Critical values are points on a distribution that define the boundary between non-significant and significant results in a hypothesis test. Depending on the significance level and the type of test, you may need to find one or two critical values for your data analysis.

In simple words, when you visualize a set of data as a graph, the critical values are the significant high or the significant low point/region of a distribution of values. These values can be about a country’s GDP, population growth, sales, etc.

Thankfully, since Excel is a widely used tool to analyze such large data sets, it has several built-in functions that can help us calculate critical values for different distributions, such as F, t, chi-square, and normal.

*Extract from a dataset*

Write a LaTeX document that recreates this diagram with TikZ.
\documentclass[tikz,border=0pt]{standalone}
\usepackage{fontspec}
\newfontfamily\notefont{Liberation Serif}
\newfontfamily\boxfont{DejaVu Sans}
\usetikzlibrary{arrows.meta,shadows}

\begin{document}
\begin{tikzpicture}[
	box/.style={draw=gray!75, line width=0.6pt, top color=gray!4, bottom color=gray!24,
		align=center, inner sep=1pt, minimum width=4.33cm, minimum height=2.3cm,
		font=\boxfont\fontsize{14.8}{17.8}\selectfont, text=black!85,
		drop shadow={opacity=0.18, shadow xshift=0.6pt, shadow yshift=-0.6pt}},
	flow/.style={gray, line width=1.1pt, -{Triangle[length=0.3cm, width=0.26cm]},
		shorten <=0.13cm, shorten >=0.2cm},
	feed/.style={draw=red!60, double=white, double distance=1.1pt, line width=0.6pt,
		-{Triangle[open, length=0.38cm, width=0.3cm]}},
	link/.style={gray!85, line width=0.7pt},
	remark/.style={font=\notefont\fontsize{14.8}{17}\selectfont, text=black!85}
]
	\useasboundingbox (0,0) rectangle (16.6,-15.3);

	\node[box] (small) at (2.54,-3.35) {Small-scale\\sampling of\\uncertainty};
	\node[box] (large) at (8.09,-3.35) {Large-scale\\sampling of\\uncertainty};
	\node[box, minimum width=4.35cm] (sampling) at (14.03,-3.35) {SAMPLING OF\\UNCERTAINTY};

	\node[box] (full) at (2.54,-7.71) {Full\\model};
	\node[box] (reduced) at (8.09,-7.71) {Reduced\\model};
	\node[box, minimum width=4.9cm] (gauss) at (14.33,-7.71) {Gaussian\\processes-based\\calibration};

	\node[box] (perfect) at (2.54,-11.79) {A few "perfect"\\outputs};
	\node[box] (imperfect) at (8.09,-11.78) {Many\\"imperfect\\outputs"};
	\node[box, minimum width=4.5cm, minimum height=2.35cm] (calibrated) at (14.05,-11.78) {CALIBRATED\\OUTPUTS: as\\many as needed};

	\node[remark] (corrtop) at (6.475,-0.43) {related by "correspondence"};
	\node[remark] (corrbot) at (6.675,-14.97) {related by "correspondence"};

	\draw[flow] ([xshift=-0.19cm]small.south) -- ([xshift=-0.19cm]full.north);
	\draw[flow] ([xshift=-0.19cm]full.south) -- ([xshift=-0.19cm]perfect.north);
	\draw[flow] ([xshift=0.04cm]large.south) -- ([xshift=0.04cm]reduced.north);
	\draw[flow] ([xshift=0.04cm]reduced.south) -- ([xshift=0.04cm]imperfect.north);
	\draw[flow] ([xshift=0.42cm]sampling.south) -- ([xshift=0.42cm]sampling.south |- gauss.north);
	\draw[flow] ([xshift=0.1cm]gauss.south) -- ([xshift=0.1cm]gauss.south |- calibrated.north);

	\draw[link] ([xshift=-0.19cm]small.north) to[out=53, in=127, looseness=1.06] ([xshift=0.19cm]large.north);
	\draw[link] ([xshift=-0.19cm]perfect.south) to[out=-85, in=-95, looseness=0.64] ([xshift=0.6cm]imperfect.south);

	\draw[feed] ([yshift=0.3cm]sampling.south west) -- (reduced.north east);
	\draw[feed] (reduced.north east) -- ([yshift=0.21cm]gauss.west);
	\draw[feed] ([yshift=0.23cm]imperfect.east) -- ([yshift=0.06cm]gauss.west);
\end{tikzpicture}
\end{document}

But, to find the subsequent critical values, each has a different formula and function that needs manual input in Excel. This brings us to our main topic.

**How to Find Any Critical Values in Microsoft Excel**

You can use the T.INV() function for the left-tail T distribution, ABS(T.INV()) for the right-tail, T.INV.2T() for the two-tail T distribution, and NORM.S.INV() function to calculate the Z critical value in Excel. However, you have to define the proper parameters to get the correct answer.

For example, if you use the T inverse function, you have to define the probability and degree of freedom to find the T critical value using the Excel formula.

So, how can you find those parameters? Well, let’s see with an example.

The probability or alpha parameter is usually one minus the confidence level converted to decimal. So, if our confidence level is 95%, then the probability is 1-.95=0.05. And for the degree of freedom, it’s always one less than the sample size.

Now, before we dive into the individual distributions, let’s see the universal way to calculate any mean value.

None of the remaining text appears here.